There is no need to explain these functions here because it is useful for people interested in having that functionality into their foreign data wrapper like mysql_fdw, mongo_fdw, and oracle_fdw. If someone is interested to see that, they can see it in the PostgreSQL documentation. But the good news is, postgres_fdw already implement that and have that in PostgreSQL 14.
There is a new server option is added which is batch_size, and you can specify that when creating the foreign server or creating a foreign table.
- Create a postgres_fdw extension
CREATE EXTENSION postgres_fdw;
- Create a foreign server without batch_size
CREATE SERVER postgres_svr FOREIGN DATA WRAPPER postgres_fdw OPTIONS (host '127.0.0.1'); CREATE USER MAPPING FOR vagrant SERVER postgres_svr OPTIONS (user 'postgres', password 'pass'); CREATE FOREIGN TABLE foo_remote (a INTEGER, b CHAR, c TEXT, d VARCHAR(255)) SERVER postgres_svr OPTIONS(table_name 'foo_local'); EXPLAIN (VERBOSE, COSTS OFF) insert into foo_remote values (generate_series(1, 1), 'c', 'text', 'varchar'); QUERY PLAN ----------------------------------------------------------------------------------------------------------- Insert on public.foo_remote Remote SQL: INSERT INTO public.foo_local(a, b, c, d) VALUES ($1, $2, $3, $4) Batch Size: 1 -> ProjectSet Output: generate_series(1, 1), 'c'::character(1), 'text'::text, 'varchar'::character varying(255) -> Result (6 rows)

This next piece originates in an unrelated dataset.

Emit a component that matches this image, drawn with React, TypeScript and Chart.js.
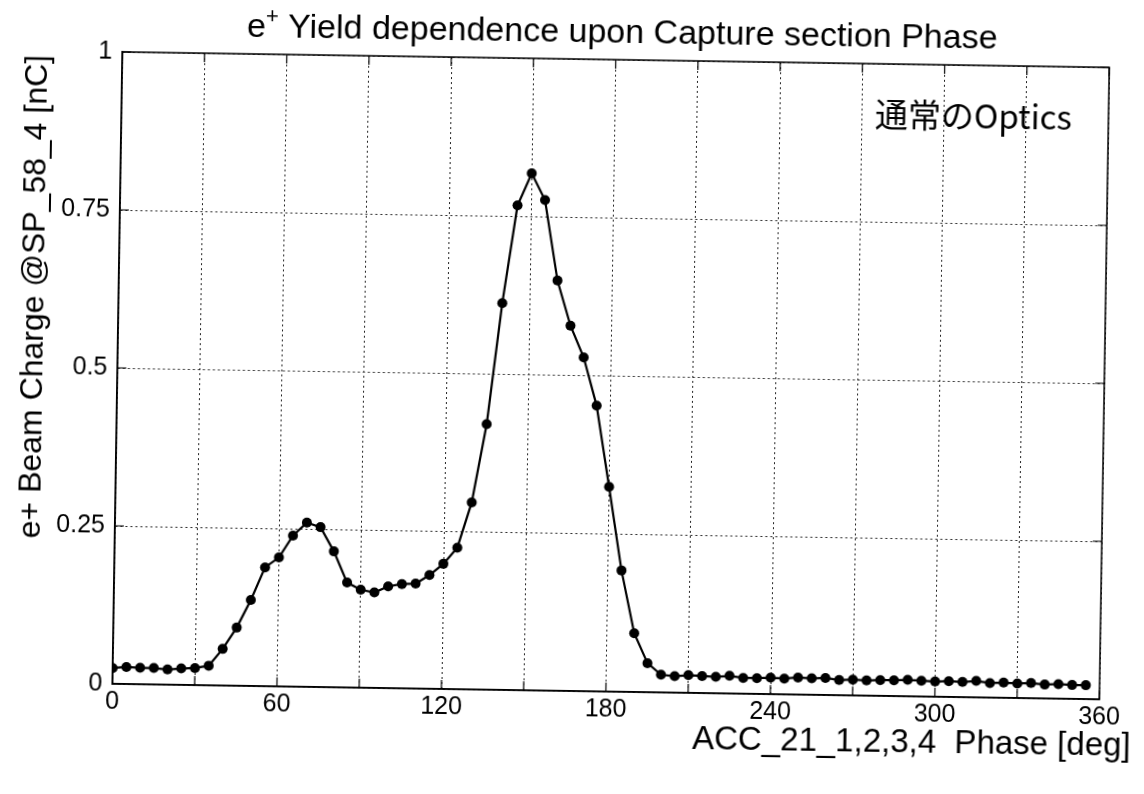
import React, { useEffect, useRef } from 'react';
import { Chart, registerables } from 'chart.js';

Chart.register(...registerables);

// ---- data ----
const phaseDeg = [
  0, 5, 10, 15, 20, 25, 30, 35, 40, 45, 50, 55, 60, 65, 70, 75, 80, 85, 90, 95,
  100, 105, 110, 115, 120, 125, 130, 135, 140, 145, 150, 155, 160, 165, 170, 175,
  180, 185, 190, 195, 200, 205, 210, 215, 220, 225, 230, 235, 240, 245, 250, 255,
  260, 265, 270, 275, 280, 285, 290, 295, 300, 305, 310, 315, 320, 325, 330, 335,
  340, 345, 350, 355,
];

const beamChargeNC = [
  0.025, 0.027, 0.026, 0.026, 0.024, 0.026, 0.027, 0.031, 0.058, 0.092,
  0.136, 0.188, 0.204, 0.239, 0.26, 0.253, 0.215, 0.166, 0.155, 0.151,
  0.161, 0.165, 0.166, 0.18, 0.198, 0.224, 0.296, 0.42, 0.612, 0.767,
  0.818, 0.776, 0.649, 0.578, 0.528, 0.452, 0.324, 0.192, 0.093, 0.046,
  0.028, 0.026, 0.028, 0.027, 0.026, 0.028, 0.025, 0.025, 0.026, 0.025,
  0.027, 0.026, 0.027, 0.024, 0.025, 0.024, 0.025, 0.025, 0.026, 0.025,
  0.024, 0.025, 0.024, 0.026, 0.023, 0.024, 0.023, 0.024, 0.022, 0.023,
  0.022, 0.022,
];

const xLabeledTicks = [0, 60, 120, 180, 240, 300, 360];
const xGridStep = 30;
const yTickValues = [0, 0.25, 0.5, 0.75, 1];
const yTickLabels = ['0', '0.25', '0.5', '0.75', '1'];

const titleMain = 'Yield dependence upon Capture section Phase';
const yAxisTitle = 'e+ Beam Charge @SP_58_4 [nC]';
const xAxisTitle = 'ACC_21_1,2,3,4  Phase [deg]';
const noteText = '通常のOptics';

const FONT = '"Liberation Sans", Arial, Helvetica, sans-serif';

const framePlugin = {
  id: 'frameAndText',
  beforeDatasetsDraw(chart: any) {
    const { ctx, chartArea: a, scales } = chart;
    const x = scales.x;
    const y = scales.y;
    ctx.save();
    ctx.strokeStyle = '#000';
    ctx.lineWidth = 1.5;
    ctx.setLineDash([]);
    ctx.strokeRect(a.left, a.top, a.right - a.left, a.bottom - a.top);
    const L = 9;
    ctx.lineWidth = 1.2;
    ctx.beginPath();
    x.ticks.forEach((t: any) => {
      const px = x.getPixelForValue(t.value);
      ctx.moveTo(px, a.bottom);
      ctx.lineTo(px, a.bottom - L);
      ctx.moveTo(px, a.top);
      ctx.lineTo(px, a.top + L);
    });
    y.ticks.forEach((t: any) => {
      const py = y.getPixelForValue(t.value);
      ctx.moveTo(a.left, py);
      ctx.lineTo(a.left + L, py);
      ctx.moveTo(a.right, py);
      ctx.lineTo(a.right - L, py);
    });
    ctx.stroke();
    ctx.restore();
  },
  afterDraw(chart: any) {
    const { ctx, chartArea: a } = chart;
    ctx.save();
    ctx.fillStyle = '#000';
    ctx.textBaseline = 'alphabetic';

    // title with superscript +
    const cx = (a.left + a.right) / 2 + 6;
    const base = a.top - 17;
    ctx.font = `34px ${FONT}`;
    const wE = ctx.measureText('e').width;
    const wRest = ctx.measureText(' ' + titleMain).width;
    ctx.font = `22px ${FONT}`;
    const wPlus = ctx.measureText('+').width;
    const total = wE + wPlus + wRest;
    let sx = cx - total / 2;
    ctx.font = `34px ${FONT}`;
    ctx.textAlign = 'left';
    ctx.fillText('e', sx, base);
    sx += wE;
    ctx.font = `22px ${FONT}`;
    ctx.fillText('+', sx, base - 14);
    sx += wPlus;
    ctx.font = `34px ${FONT}`;
    ctx.fillText(' ' + titleMain, sx, base);

    // y axis title
    ctx.save();
    ctx.font = `32px ${FONT}`;
    ctx.translate(33, (a.top + a.bottom) / 2 - 70);
    ctx.rotate(-Math.PI / 2);
    ctx.textAlign = 'center';
    ctx.textBaseline = 'middle';
    ctx.fillText(yAxisTitle, 0, 0);
    ctx.restore();

    // x axis title
    ctx.font = `33px ${FONT}`;
    ctx.textAlign = 'right';
    ctx.textBaseline = 'alphabetic';
    ctx.fillText(xAxisTitle, a.right + 32, a.bottom + 56);

    // handwritten note
    ctx.font = `33px "Noto Sans CJK JP", sans-serif`;
    ctx.textAlign = 'center';
    ctx.textBaseline = 'middle';
    ctx.fillText(noteText, a.right - 135, a.top + 50);
    ctx.restore();
  },
};

export default function App() {
  const canvasRef = useRef<HTMLCanvasElement | null>(null);

  useEffect(() => {
    const canvas = canvasRef.current;
    if (!canvas) return;
    const chart = new Chart(canvas, {
      type: 'line',
      data: {
        datasets: [
          {
            data: phaseDeg.map((d, i) => ({ x: d, y: beamChargeNC[i] })),
            borderColor: '#000',
            backgroundColor: '#000',
            borderWidth: 2.2,
            pointRadius: 5,
            pointBackgroundColor: '#000',
            pointBorderColor: '#000',
            pointBorderWidth: 0,
            tension: 0,
            fill: false,
          },
        ],
      },
      options: {
        responsive: false,
        animation: false,
        layout: { padding: { left: 0, top: 59, right: 40, bottom: 0 } },
        plugins: {
          legend: { display: false },
          title: { display: false },
          tooltip: { enabled: false },
        },
        scales: {
          x: {
            type: 'linear',
            min: 0,
            max: 360,
            afterFit: (s: any) => {
              s.height = 103;
            },
            afterBuildTicks: (s: any) => {
              const out: any[] = [];
              for (let v = 0; v <= 360; v += xGridStep) out.push({ value: v });
              s.ticks = out;
            },
            ticks: {
              color: '#000',
              font: { family: FONT, size: 25 },
              padding: 3,
              maxRotation: 0,
              autoSkip: false,
              callback: (v: any) => (xLabeledTicks.includes(Number(v)) ? String(v) : ''),
            },
            grid: { color: '#222', lineWidth: 1, drawTicks: false },
            border: { display: true, color: '#000', width: 1.5, dash: [2, 3] },
          },
          y: {
            type: 'linear',
            min: 0,
            max: 1,
            afterFit: (s: any) => {
              s.width = 117;
            },
            afterBuildTicks: (s: any) => {
              s.ticks = yTickValues.map((v) => ({ value: v }));
            },
            ticks: {
              color: '#000',
              font: { family: FONT, size: 25 },
              padding: 10,
              autoSkip: false,
              callback: (v: any) => {
                const i = yTickValues.indexOf(Number(v));
                return i >= 0 ? yTickLabels[i] : '';
              },
            },
            grid: { color: '#222', lineWidth: 1, drawTicks: false },
            border: { display: true, color: '#000', width: 1.5, dash: [2, 3] },
          },
        },
      },
      plugins: [framePlugin],
    });
    return () => chart.destroy();
  }, []);

  return (
    <div
      style={{
        position: 'fixed',
        left: 0,
        top: 0,
        width: 1144,
        height: 794,
        background: '#fff',
        transform: 'rotate(0.9deg)',
        transformOrigin: '572px 397px',
      }}
    >
      <canvas ref={canvasRef} width={1144} height={794} style={{ width: 1144, height: 794, display: 'block' }} />
    </div>
  );
}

- Execution time with batch_size not specified
EXPLAIN ANALYZE INSERT INTO foo_remote VALUES (generate_series(1, 100000000), 'c', 'text', 'varchar'); QUERY PLAN ------------------------------------------------------------------------------------------------------------------------- Insert on foo_remote (cost=0.00..500000.02 rows=0 width=0) (actual time=4591443.250..4591443.250 rows=0 loops=1) -> ProjectSet (cost=0.00..500000.02 rows=100000000 width=560) (actual time=0.006..31749.132 rows=100000000 loops=1) -> Result (cost=0.00..0.01 rows=1 width=0) (actual time=0.002..0.002 rows=1 loops=1) Planning Time: 4.988 ms Execution Time: 4591447.101 ms -- timing is important (5 rows)
- Create a foreign table with batch_size = 10, in case no batch_size is specified with server creation
CREATE FOREIGN TABLE foo_remote (a INTEGER, b CHAR, c TEXT, d VARCHAR(255)) SERVER postgres_svr OPTIONS(table_name 'foo_local', batch_size '10');
- Create a foreign server with batch_size = 10, now every table of that server will use the batch_size 10
CREATE SERVER postgres_svr_bulk FOREIGN DATA WRAPPER postgres_fdw OPTIONS (host '127.0.0.1', batch_size = '10'); -- new option batch_size CREATE USER MAPPING FOR vagrant SERVER postgres_svr OPTIONS (user 'postgres', password 'pass'); CREATE FOREIGN TABLE foo_remote (a INTEGER, b CHAR, c TEXT, d VARCHAR(255)) SERVER postgres_svr OPTIONS(table_name 'foo_local'); EXPLAIN (VERBOSE, COSTS OFF) insert into foo_remote_bulk values (generate_series(1, 1), 'c', 'text', 'varchar'); QUERY PLAN ----------------------------------------------------------------------------------------------------------- Insert on public.foo_remote_bulk Remote SQL: INSERT INTO public.foo_local_bulk(a, b, c, d) VALUES ($1, $2, $3, $4) Batch Size: 10 -> ProjectSet Output: generate_series(1, 1), 'c'::character(1), 'text'::text, 'varchar'::character varying(255) -> Result (6 rows)
- Execution time with batch_size = 10:
EXPLAIN ANALYZE INSERT INTO foo_remote_bulk VALUES (generate_series(1, 100000000), 'c', 'text', 'varchar'); QUERY PLAN ------------------------------------------------------------------------------------------------------------------------- Insert on foo_remote_bulk (cost=0.00..500000.02 rows=0 width=0) (actual time=822224.678..822224.678 rows=0 loops=1) -> ProjectSet (cost=0.00..500000.02 rows=100000000 width=560) (actual time=0.005..10543.845 rows=100000000 loops=1) -> Result (cost=0.00..0.01 rows=1 width=0) (actual time=0.001..0.002 rows=1 loops=1) Planning Time: 0.250 ms Execution Time: 822239.178 ms -- timing is important (5 rows)
Conclusion
PostgreSQL is expanding the feature list of foreign data wrappers, and Bulk Insert is another good addition. As this feature is added to the core, I hope all other foreign data wrappers will implement it as well.